With Americans increasingly squeezed by the cost of filling up their tanks, U.S. President Donald Trump is floating a plan to pause the federal gas tax — a move he's pitched as relief for everyday drivers. But analysts and economists are already pumping the brakes on expectations, warning that the math may not add up the way the White House hopes.

The U.S. federal fuel tax currently sits at 18.4 cents per gallon. Suspending it sounds like a win for commuters, but economists have long pointed out that fuel tax cuts don't always translate neatly into savings at the pump. Refiners, distributors, and retailers can absorb — or pocket — the difference before it ever reaches the consumer.

Why Canadians Are Paying Attention

For Canadians, especially those living near the border in places like Windsor, Niagara, or Metro Vancouver, what happens at American pumps is never entirely a foreign story. Cross-border gas tourism is real, and even modest price swings south of the border can send drivers across for a fill-up.

But beyond the border-crossing math, there's a bigger picture. Canada's own fuel pricing debates — from the federal carbon price to provincial tax structures — have dominated headlines for years. Trump's move, whether it succeeds or fails, is likely to re-energize those conversations domestically.

Conservative voices in Canada have already seized on American fuel policy as ammunition in the ongoing debate over Ottawa's carbon levy. If the U.S. is cutting fuel taxes to ease inflation, the argument goes, Canada should be doing the same. The federal government, for its part, has maintained that the carbon price is a key pillar of its climate strategy, with rebates designed to make most Canadians financially whole.

The Inflation Context

Gas prices don't exist in a vacuum. They're tangled up with inflation, trade policy, and global oil markets — all of which are already under enormous pressure heading into mid-2026. Trump's broader tariff agenda has added volatility to energy markets, making any single policy lever less predictable in its effects.

In Canada, the Bank of Canada has been navigating a delicate balance between cooling inflation and supporting a slowing economy. Fuel costs feed directly into the consumer price index, affecting everything from groceries to airline tickets. A significant dip in U.S. gas prices could, in theory, provide some downstream relief for Canadian consumers too — but only if global crude prices cooperate.

What Experts Are Saying

Most economists are skeptical that a federal fuel tax pause will deliver meaningful, lasting relief.
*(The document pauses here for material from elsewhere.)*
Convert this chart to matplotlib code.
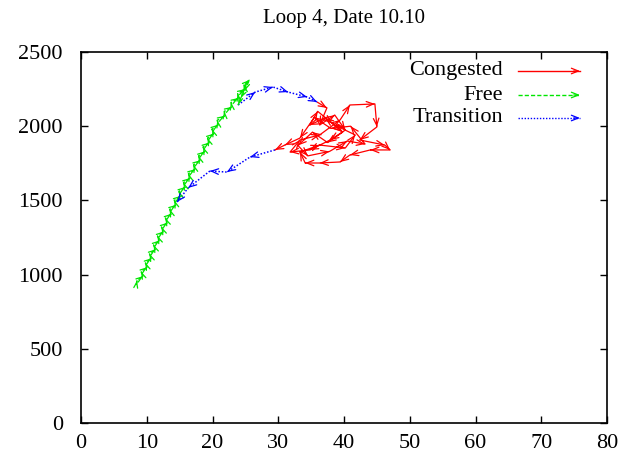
import matplotlib
matplotlib.use("Agg")
import matplotlib.pyplot as plt
from matplotlib.patches import FancyArrowPatch

# ---- data (occupancy vs flow trajectory) ----
free_x = [8.4, 8.52, 9.44, 9.15, 10.07, 9.79, 10.71, 10.42, 11.34, 11.04, 11.94, 11.64,
          12.55, 12.25, 13.15, 12.85, 13.75, 13.50, 14.44, 14.20, 15.15, 14.90, 15.85,
          15.60, 16.57, 16.35, 17.34, 17.13, 18.12, 17.89, 18.83, 18.57, 19.51, 19.25,
          20.19, 19.93, 20.87, 20.73, 21.86, 21.80, 22.93, 22.83, 23.95, 23.83, 24.92,
          24.80, 25.6, 24.9, 24.3, 23.9]
free_y = [930, 960, 990, 1020, 1050, 1080, 1110, 1140, 1170, 1200, 1230, 1260,
          1290, 1320, 1350, 1380, 1410, 1440, 1470, 1500, 1530, 1560, 1590,
          1620, 1650, 1680, 1710, 1740, 1770, 1800, 1830, 1860, 1890, 1920,
          1950, 1980, 2010, 2040, 2070, 2100, 2130, 2160, 2190, 2220, 2250,
          2280, 2311, 2240, 2190, 2143]

trans1_x = [23.9, 26.5, 29.2, 31.5, 34.4, 35.9]
trans1_y = [2143, 2230, 2264, 2230, 2197, 2163]

cong_x = [35.9, 37.4, 36.3, 38.6, 40.2, 37.9, 34.8, 31.8, 33.3, 36.3, 39.4, 40.9, 44.7,
          45.0, 42.4, 46.2, 47.0, 44.0, 40.9, 39.4, 36.3, 34.1, 33.3, 36.3, 40.2, 41.7,
          38.6, 37.1, 34.8, 36.0, 38.2, 39.8, 37.5, 35.2, 33.0, 34.5, 37.8, 40.5, 43.2,
          41.0, 38.0, 35.5, 33.3, 31.0, 29.5]
cong_y = [2163, 2123, 2008, 2075, 1974, 1907, 1840, 1826, 1907, 1941, 2042, 2143, 2150,
          1995, 1907, 1873, 1840, 1840, 1806, 1759, 1752, 1752, 1826, 1873, 1853, 1941,
          2008, 2055, 2008, 2100, 2020, 1960, 1890, 1960, 1870, 1800, 1830, 1900, 1880,
          2000, 1985, 2060, 1920, 1873, 1840]

trans2_x = [29.5, 25.7, 22.2, 19.6, 16.3, 14.6]
trans2_y = [1840, 1792, 1691, 1698, 1584, 1489]

xticks = [0, 10, 20, 30, 40, 50, 60, 70, 80]
yticks = [0, 500, 1000, 1500, 2000, 2500]

plt.rcParams['font.family'] = ['Liberation Serif', 'DejaVu Serif']

fig = plt.figure(figsize=(6.27, 4.59), dpi=100)
ax = fig.add_axes([81/627, 1-423/459, (607-81)/627, (423-52)/459])

RED = '#ff0000'
GREEN = '#00e600'
BLUE = '#0000ff'
HEAD = '->,head_length=0.5,head_width=0.2'
HEAD_SMALL = '->,head_length=0.4,head_width=0.14'


def draw_vectors(xs, ys, color, dashes, lw, head):
    ax.plot(xs, ys, color=color, lw=lw, dashes=dashes, solid_capstyle='butt')
    for i in range(1, len(xs)):
        x0, y0, x1, y1 = xs[i-1], ys[i-1], xs[i], ys[i]
        ax.annotate('', xy=(x1, y1), xytext=(x0 + 0.97*(x1-x0), y0 + 0.97*(y1-y0)),
                    arrowprops=dict(arrowstyle=head, color=color, lw=0.9,
                                    shrinkA=0, shrinkB=0, mutation_scale=10))


draw_vectors(free_x, free_y, GREEN, (3, 1.5), 1.0, HEAD_SMALL)
draw_vectors(trans1_x, trans1_y, BLUE, (1, 1.2), 1.1, HEAD)
draw_vectors(trans2_x, trans2_y, BLUE, (1, 1.2), 1.1, HEAD)
draw_vectors(cong_x, cong_y, RED, (None, None), 0.9, HEAD)

ax.set_xlim(0, 80)
ax.set_ylim(0, 2500)
ax.set_xticks(xticks)
ax.set_yticks(yticks)
ax.tick_params(direction='in', length=5, width=1, top=True, right=True,
               labelsize=16, colors='black')
ax.tick_params(axis='y', pad=13)
ax.tick_params(axis='x', pad=8)
for s in ax.spines.values():
    s.set_linewidth(1.2)

fig.text((81+607)/2/627, 1-18/459, 'Loop 4, Date 10.10', ha='center', va='center', fontsize=15)

# legend (gnuplot style: text right-aligned, sample to the right)
leg = [('Congested', RED, (None, None), 71), ('Free', GREEN, (3, 1.5), 95),
       ('Transition', BLUE, (1, 1.2), 118)]
for label, c, d, py in leg:
    yf = 1 - py/459
    fig.text(503/627, yf, label, ha='right', va='center', fontsize=16)
    x0f, x1f = 518/627, 580/627
    fig.add_artist(plt.Line2D([x0f, x1f], [yf, yf], color=c, lw=1.0,
                              dashes=d, transform=fig.transFigure))
    fig.add_artist(FancyArrowPatch((x1f-0.01, yf), (x1f, yf), transform=fig.transFigure,
                   arrowstyle=HEAD, mutation_scale=10, color=c, lw=0.9,
                   shrinkA=0, shrinkB=0))

fig.savefig('out.png', dpi=100)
Historical precedents — including a similar pause proposed during the Biden era that never materialized — suggest that fuel markets are too complex for a single tax lever to move the needle much.

What it might do is buy political goodwill. With midterm-style pressures mounting, the optics of doing something about gas prices carries its own value — regardless of whether the savings show up at the pump.

For Canadian drivers watching their own gas bills climb, the lesson may be a familiar one: energy prices are shaped by forces far larger than any one government's policy playbook.